MEVER: Multi-Modal and Explainable Claim Verification with Graph-based Evidence Retrieval
This addresses the need for accurate and transparent claim verification in multi-modal contexts, particularly in scientific domains, though it is incremental as it builds on existing verification and explainability methods.
The paper tackles the problem of verifying claims by jointly reasoning over both textual and visual evidence and generating explanations, proposing a model that integrates multi-modal evidence retrieval, verification, and explanation generation, and experiments show its strength with a new scientific dataset AIChartClaim.
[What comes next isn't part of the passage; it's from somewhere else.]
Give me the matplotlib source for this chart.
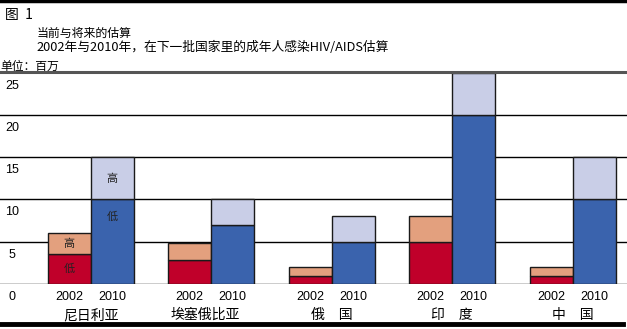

Verifying the truthfulness of claims usually requires joint multi-modal reasoning over both textual and visual evidence, such as analyzing both textual caption and chart image for claim verification. In addition, to make the reasoning process transparent, a textual explanation is necessary to justify the verification result. However, most claim verification works mainly focus on the reasoning over textual evidence only or ignore the explainability, resulting in inaccurate and unconvincing verification. To address this problem, we propose a novel model that jointly achieves evidence retrieval, multi-modal claim verification, and explanation generation. For evidence retrieval, we construct a two-layer multi-modal graph for claims and evidence, where we design image-to-text and text-to-image reasoning for multi-modal retrieval. For claim verification, we propose token- and evidence-level fusion to integrate claim and evidence embeddings for multi-modal verification. For explanation generation, we introduce multi-modal Fusion-in-Decoder for explainability. Finally, since almost all the datasets are in general domain, we create a scientific dataset, AIChartClaim, in AI domain to complement claim verification community. Experiments show the strength of our model.